First, we need to configure the store daemon. This is part a working configuration file of the storage daemon of bacula (/etc/bacula/bacula-sd.conf):

# Our Tape library
Autochanger {
  Name = SuperLoader3                      #
  Device = LTO-6
  Changer Command = "/etc/bacula/scripts/mtx-changer %c %o %S %a %d"
  Changer Device = /dev/sg28
  #
  # Enable the Alert command only if you have the mtx package loaded
  # Note, apparently on some systems, tapeinfo resets the SCSI controller
  #  thus if you turn this on, make sure it does not reset your SCSI
  #  controller.  I have never had any problems, and smartctl does
  #  not seem to cause such problems.
  #
  # Alert Command = "sh -c 'tapeinfo -f %c |grep TapeAlert|cat'"
  # If you have smartctl, enable this, it has more info than tapeinfo
  # Alert Command = "sh -c 'smartctl -H -l error %c'"
}


Device {
  Name = LTO-6
  Media Type = LTO-6
  RandomAccess = no;
  Archive Device = /dev/nst0l    # Normal archive device
  Autochanger = yes
  LabelMedia = no;
  AutomaticMount = yes;
  AlwaysOpen = yes;
  Minimum block size = 524288
  Maximum block size =  524288
  Maximum file size = 64g
  Maximum spool size = 256g #
  Spool Directory = /tank/bacula/spool
}

Messages {
  Name = Standard
  director = nas2-dir = all
}

Note: If the bacula storage daemon is running, one cannot access the tape drive! For manual backups either stop the bacula-sd daemon or offline the drive in bconsole (unmount). Don’t forget to mount the drive again or bacula will not be able to use the device!

In order to test the tape drive and library you have to stop the storage daemon first (service bacula-sd stop), then run btape -c /etc/bacula/bacula-sd.conf /dev/nst0 command. This will give a prompt similar to bconsole. The first command to run is test, this will perform some testing of the tape library, if this test fails you can not use bacula with this tape drive.

Another test you can do with btape is speed, this will test the speed of your backup drive for several block sizes.
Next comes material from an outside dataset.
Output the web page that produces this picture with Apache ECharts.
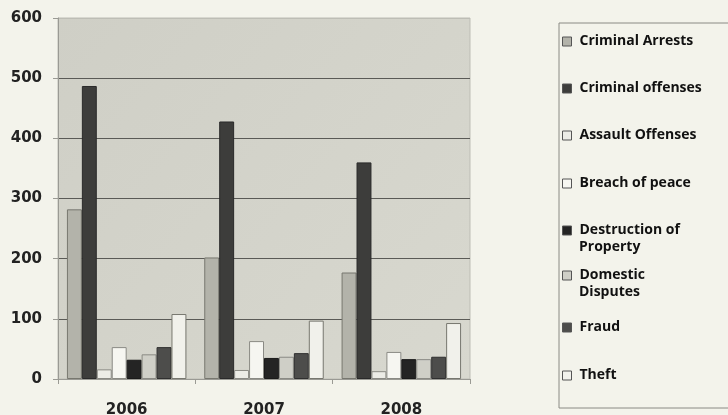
<!DOCTYPE html>
<html>
<head>
<meta charset="utf-8">
<script src="https://cdn.jsdelivr.net/npm/echarts@6/dist/echarts.min.js"></script>
<style>
  html, body { margin: 0; padding: 0; background: #f3f3eb; }
  #chart { width: 728px; height: 415px; }
</style>
</head>
<body>
<div id="chart"></div>
<script>
// Incident counts per year
const years = ['2006', '2007', '2008'];
const seriesNames = [
  'Criminal Arrests', 'Criminal offenses', 'Assault Offenses', 'Breach of peace',
  'Destruction of Property', 'Domestic Disputes', 'Fraud', 'Theft'
];
const criminalArrests   = [282, 202, 177];
const criminalOffenses  = [487, 428, 360];
const assaultOffenses   = [16, 15, 13];
const breachOfPeace     = [53, 63, 45];
const destruction       = [32, 35, 33];
const domesticDisputes  = [41, 37, 33];
const fraud             = [53, 43, 37];
const theft             = [108, 97, 93];
const yTicks = [0, 100, 200, 300, 400, 500, 600];

const values = [criminalArrests, criminalOffenses, assaultOffenses, breachOfPeace,
                destruction, domesticDisputes, fraud, theft];

// Fill / edge per series
const fills = ['#b3b3aa', '#3d3d3b', '#ecece6', '#f6f6f1', '#242424', '#cfcfc7', '#4d4d4b', '#f1f1eb'];
const edges = ['#77776f', '#2a2a2a', '#8a8a84', '#8a8a84', '#1a1a1a', '#8a8a84', '#2f2f2f', '#77776f'];

// Key labels: first line beside the swatch, continuation line underneath
const legendFirstLine = {
  'Destruction of Property': 'Destruction of',
  'Domestic Disputes': 'Domestic'
};
const legendSecondLine = {
  'Destruction of Property': 'Property',
  'Domestic Disputes': 'Disputes'
};
const legendTops = [28, 75, 122, 170, 217, 262, 314, 362];

const keyFont = {
  fontFamily: 'Open Sans',
  fontWeight: 'bold',
  fontSize: 14,
  color: '#111'
};

const chart = echarts.init(document.getElementById('chart'));

const series = seriesNames.map((name, i) => ({
  name: name,
  type: 'bar',
  data: values[i],
  barGap: '0%',
  barCategoryGap: '13%',
  itemStyle: { color: fills[i], borderColor: edges[i], borderWidth: 1 },
  emphasis: { disabled: true }
}));

const legends = seriesNames.map((name, i) => ({
  left: 557,
  top: legendTops[i],
  orient: 'vertical',
  data: [{ name: name, itemStyle: { color: fills[i], borderColor: '#555', borderWidth: 1 } }],
  icon: 'rect',
  itemWidth: 9,
  itemHeight: 9,
  itemGap: 0,
  selectedMode: false,
  formatter: n => legendFirstLine[n] || n,
  textStyle: Object.assign({ lineHeight: 17, padding: [0, 0, 0, 3] }, keyFont)
}));

const graphics = [{
  type: 'rect',
  shape: { x: 559, y: 23, width: 180, height: 385 },
  style: { fill: 'none', stroke: '#8a8a84', lineWidth: 1 },
  silent: true
}];
seriesNames.forEach((name, i) => {
  if (legendSecondLine[name]) {
    graphics.push({
      type: 'text',
      left: 579,
      top: legendTops[i] + 23,
      style: { text: legendSecondLine[name], fill: '#111', font: 'bold 14px "Open Sans"' },
      silent: true
    });
  }
});

chart.setOption({
  backgroundColor: '#f3f3eb',
  animation: false,
  grid: {
    left: 58, right: 258, top: 18, bottom: 36,
    outerBoundsMode: 'none',
    show: true,
    backgroundColor: {
      type: 'linear', x: 0, y: 0, x2: 1, y2: 1,
      colorStops: [
        { offset: 0, color: '#cfcfc6' },
        { offset: 1, color: '#d8d8cf' }
      ]
    },
    borderColor: '#bdbdb5',
    borderWidth: 1
  },
  legend: legends,
  graphic: graphics,
  xAxis: {
    type: 'category',
    data: years,
    axisLine: { lineStyle: { color: '#9a9a94' } },
    axisTick: { show: true, length: 5, lineStyle: { color: '#9a9a94' } },
    axisLabel: {
      margin: 24,
      fontFamily: 'DejaVu Sans',
      fontWeight: 'bold',
      fontSize: 15,
      color: '#222'
    }
  },
  yAxis: {
    type: 'value',
    min: yTicks[0],
    max: yTicks[yTicks.length - 1],
    interval: 100,
    axisLine: { show: true, lineStyle: { color: '#9a9a94' } },
    axisTick: { show: true, length: 5, lineStyle: { color: '#9a9a94' } },
    splitLine: {
      lineStyle: {
        color: ['#5a5a56', '#5a5a56', '#5a5a56', '#5a5a56', '#5a5a56', '#5a5a56', '#bdbdb5'],
        width: 1
      }
    },
    axisLabel: {
      margin: 16,
      fontFamily: 'DejaVu Sans',
      fontWeight: 'bold',
      fontSize: 15,
      color: '#222'
    }
  },
  series: series
});
</script>
</body>
</html>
If the NAS can not keep up the data rate with the tape drive, you will get terrible performance for backups. To prevent shoe-shining, we stage the backup data first on a fast disk and then stream it to the tape. Bacula calls this “Spooling” and it is done automatically if configured properly. The drawback is that you get overall only 50% of the rated tape performance because, unlike with tar and mbuffer, the data is only staged again when the previous data was completely written to tape. It keeps the tape drive healthy, though.

Bacula says there are 4,903,542 512k blocks on one tape.

Configuration of Bacula

# Incremental Pool definition
Pool {
  Name = DataInc
  Storage = LTO6
  Pool Type = Backup
  Recycle = yes                       # Bacula can automatically recycle Volumes
  AutoPrune = yes                     # Prune expired volumes
  Volume Retention = 3 Weeks          # 3 Weeks
  Maximum Volume Bytes = 0 # Limit Volume size to something reasonable: 2.5e12/1024**4*1e3 = 2273.73 or 0 to use full tape
  Maximum Volumes = 2                 # Limit number of Volumes in Pool: 2 * 2.5 TB = 5 TB
  Cleaning Prefix = "CLN"
}

We use three pools for Full, Differential, and Incremental backup jobs for the main data backup. An extra pool is kept for additional servers (mail, share, database, etc.).